■ Task requirements: In the material below, identify each line bearing the word "draw". Reproduce those lines.
## begin
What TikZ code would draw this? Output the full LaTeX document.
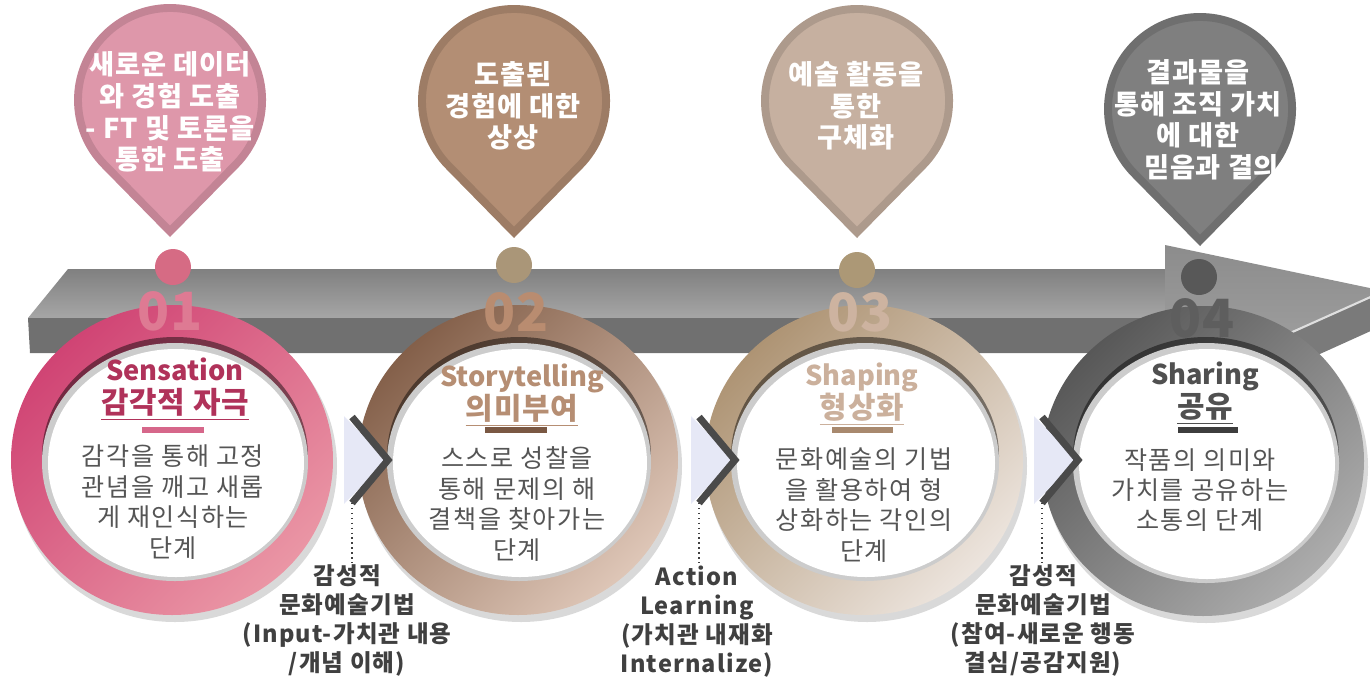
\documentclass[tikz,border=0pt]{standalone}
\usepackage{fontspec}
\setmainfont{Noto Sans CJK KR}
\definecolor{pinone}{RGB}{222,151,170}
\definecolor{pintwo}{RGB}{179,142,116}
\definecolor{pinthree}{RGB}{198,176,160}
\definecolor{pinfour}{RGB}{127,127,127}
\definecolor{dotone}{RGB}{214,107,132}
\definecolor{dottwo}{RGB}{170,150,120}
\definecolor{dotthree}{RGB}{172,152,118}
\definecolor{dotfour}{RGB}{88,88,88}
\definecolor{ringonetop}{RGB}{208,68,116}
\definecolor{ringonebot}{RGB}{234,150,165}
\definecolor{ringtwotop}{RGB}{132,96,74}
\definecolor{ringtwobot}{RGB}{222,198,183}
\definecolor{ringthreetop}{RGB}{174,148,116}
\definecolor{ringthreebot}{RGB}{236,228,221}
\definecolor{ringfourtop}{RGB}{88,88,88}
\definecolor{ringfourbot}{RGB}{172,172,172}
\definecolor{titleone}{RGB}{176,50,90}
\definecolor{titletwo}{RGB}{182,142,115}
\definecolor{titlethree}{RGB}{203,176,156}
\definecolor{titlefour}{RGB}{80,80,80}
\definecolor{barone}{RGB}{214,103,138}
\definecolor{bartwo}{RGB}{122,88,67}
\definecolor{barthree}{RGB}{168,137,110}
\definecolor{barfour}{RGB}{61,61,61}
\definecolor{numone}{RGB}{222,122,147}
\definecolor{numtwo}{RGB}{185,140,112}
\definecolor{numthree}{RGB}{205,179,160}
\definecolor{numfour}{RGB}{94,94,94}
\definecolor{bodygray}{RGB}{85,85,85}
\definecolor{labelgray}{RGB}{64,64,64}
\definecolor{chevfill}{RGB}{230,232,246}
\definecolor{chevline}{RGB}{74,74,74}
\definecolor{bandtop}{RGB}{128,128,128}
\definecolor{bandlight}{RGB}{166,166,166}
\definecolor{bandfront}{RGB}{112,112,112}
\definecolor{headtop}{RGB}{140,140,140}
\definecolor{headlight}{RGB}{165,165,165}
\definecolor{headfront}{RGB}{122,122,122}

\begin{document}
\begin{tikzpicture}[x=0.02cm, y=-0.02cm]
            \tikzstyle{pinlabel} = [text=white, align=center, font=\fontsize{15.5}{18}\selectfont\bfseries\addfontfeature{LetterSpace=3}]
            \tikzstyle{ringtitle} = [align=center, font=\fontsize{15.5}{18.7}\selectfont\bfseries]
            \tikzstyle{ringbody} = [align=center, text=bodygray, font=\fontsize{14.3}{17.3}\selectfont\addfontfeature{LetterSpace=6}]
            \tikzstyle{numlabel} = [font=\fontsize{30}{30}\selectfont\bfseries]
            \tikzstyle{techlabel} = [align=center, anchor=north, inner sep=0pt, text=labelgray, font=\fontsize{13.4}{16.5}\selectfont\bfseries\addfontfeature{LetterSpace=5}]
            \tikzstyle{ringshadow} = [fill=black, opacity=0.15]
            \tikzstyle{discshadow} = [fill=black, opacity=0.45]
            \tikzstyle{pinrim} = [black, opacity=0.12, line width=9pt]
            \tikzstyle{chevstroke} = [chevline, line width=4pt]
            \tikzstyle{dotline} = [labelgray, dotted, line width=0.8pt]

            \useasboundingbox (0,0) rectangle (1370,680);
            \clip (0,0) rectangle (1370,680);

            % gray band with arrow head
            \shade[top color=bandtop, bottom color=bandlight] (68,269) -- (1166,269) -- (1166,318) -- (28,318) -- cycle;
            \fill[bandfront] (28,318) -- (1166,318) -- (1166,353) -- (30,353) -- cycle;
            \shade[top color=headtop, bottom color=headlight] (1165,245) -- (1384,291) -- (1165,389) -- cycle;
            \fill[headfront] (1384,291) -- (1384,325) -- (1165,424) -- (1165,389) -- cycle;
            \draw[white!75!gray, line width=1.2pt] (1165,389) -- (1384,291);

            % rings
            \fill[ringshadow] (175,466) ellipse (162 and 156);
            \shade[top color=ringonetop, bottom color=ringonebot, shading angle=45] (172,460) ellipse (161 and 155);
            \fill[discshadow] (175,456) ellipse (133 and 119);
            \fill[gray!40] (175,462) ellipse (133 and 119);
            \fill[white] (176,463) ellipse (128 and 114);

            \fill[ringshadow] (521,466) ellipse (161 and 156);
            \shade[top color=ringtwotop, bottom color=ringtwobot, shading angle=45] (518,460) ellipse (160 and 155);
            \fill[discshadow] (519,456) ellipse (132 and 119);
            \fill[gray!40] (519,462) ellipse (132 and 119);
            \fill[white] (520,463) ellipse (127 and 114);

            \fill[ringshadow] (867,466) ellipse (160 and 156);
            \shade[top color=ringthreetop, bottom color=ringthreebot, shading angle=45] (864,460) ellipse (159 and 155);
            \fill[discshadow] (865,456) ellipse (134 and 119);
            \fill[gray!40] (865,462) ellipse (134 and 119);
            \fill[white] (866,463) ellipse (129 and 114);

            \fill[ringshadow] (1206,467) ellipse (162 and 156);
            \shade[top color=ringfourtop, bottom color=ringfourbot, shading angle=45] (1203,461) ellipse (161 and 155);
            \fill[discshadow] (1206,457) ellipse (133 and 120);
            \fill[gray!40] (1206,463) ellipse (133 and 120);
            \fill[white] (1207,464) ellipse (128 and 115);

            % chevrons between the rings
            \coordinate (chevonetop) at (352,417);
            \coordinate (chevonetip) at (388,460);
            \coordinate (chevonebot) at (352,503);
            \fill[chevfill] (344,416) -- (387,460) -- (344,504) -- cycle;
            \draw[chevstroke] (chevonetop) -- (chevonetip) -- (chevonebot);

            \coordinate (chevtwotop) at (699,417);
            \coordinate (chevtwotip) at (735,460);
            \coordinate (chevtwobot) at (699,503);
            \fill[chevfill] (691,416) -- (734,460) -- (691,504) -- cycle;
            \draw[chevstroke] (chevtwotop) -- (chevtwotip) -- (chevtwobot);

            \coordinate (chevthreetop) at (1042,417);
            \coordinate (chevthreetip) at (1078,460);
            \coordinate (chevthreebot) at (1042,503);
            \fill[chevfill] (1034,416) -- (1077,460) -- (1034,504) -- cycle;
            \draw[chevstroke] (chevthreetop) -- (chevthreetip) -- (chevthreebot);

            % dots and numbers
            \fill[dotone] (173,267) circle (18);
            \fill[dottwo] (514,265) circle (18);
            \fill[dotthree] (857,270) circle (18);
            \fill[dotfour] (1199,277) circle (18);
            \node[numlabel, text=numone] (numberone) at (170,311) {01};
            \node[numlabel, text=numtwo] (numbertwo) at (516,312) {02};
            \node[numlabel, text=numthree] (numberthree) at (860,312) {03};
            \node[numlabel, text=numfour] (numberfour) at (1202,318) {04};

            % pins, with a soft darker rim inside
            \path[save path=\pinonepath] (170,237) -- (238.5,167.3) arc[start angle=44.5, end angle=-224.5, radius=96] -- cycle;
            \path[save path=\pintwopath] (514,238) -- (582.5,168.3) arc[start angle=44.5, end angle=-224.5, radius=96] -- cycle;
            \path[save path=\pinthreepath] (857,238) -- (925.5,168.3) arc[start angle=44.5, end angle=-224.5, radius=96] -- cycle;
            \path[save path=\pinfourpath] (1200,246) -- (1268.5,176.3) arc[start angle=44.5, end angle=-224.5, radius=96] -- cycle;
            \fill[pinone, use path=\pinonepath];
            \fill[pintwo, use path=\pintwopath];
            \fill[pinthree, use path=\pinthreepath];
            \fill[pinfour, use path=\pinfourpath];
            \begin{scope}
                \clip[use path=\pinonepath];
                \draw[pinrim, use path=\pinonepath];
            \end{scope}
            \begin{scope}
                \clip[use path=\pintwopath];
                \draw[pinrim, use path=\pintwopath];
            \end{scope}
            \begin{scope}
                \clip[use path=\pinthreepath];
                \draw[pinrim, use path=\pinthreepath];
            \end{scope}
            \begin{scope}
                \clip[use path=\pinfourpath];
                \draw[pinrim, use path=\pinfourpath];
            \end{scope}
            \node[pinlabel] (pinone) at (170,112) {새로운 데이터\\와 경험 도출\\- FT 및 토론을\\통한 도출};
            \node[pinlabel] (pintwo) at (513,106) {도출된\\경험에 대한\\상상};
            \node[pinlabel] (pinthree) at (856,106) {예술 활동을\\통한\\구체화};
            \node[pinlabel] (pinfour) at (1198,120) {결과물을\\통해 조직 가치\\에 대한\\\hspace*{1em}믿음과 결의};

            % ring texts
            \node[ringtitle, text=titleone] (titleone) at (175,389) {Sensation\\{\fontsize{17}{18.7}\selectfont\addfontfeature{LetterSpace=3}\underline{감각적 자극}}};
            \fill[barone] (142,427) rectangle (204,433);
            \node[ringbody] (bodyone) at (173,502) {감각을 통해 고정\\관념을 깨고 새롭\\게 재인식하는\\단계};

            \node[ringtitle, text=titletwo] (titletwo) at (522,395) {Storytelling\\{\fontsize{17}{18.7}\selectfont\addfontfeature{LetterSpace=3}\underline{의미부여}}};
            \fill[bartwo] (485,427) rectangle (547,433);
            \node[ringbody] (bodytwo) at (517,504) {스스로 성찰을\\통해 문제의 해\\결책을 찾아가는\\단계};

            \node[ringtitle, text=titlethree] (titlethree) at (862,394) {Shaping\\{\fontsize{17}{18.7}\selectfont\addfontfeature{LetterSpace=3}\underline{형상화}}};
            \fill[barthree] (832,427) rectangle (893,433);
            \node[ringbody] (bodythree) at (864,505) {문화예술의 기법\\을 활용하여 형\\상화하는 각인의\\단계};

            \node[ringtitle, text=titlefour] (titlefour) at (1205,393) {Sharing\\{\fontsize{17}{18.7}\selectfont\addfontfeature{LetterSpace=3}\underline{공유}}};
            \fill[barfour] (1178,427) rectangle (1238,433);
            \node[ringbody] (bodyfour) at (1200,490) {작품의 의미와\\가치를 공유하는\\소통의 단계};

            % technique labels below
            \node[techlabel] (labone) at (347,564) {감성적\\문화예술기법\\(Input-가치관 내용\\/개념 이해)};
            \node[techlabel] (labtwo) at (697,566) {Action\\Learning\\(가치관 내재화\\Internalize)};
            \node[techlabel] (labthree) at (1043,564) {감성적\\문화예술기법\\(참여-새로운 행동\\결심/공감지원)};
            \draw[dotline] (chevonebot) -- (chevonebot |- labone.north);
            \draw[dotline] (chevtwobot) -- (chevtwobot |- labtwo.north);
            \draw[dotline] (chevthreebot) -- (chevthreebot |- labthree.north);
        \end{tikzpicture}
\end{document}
## end
■ Finished exercise:
What TikZ code would draw this? Output the full LaTeX document.
            \draw[white!75!gray, line width=1.2pt] (1165,389) -- (1384,291);
            \draw[chevstroke] (chevonetop) -- (chevonetip) -- (chevonebot);
            \draw[chevstroke] (chevtwotop) -- (chevtwotip) -- (chevtwobot);
            \draw[chevstroke] (chevthreetop) -- (chevthreetip) -- (chevthreebot);
                \draw[pinrim, use path=\pinonepath];
                \draw[pinrim, use path=\pintwopath];
                \draw[pinrim, use path=\pinthreepath];
                \draw[pinrim, use path=\pinfourpath];
            \draw[dotline] (chevonebot) -- (chevonebot |- labone.north);
            \draw[dotline] (chevtwobot) -- (chevtwobot |- labtwo.north);
            \draw[dotline] (chevthreebot) -- (chevthreebot |- labthree.north);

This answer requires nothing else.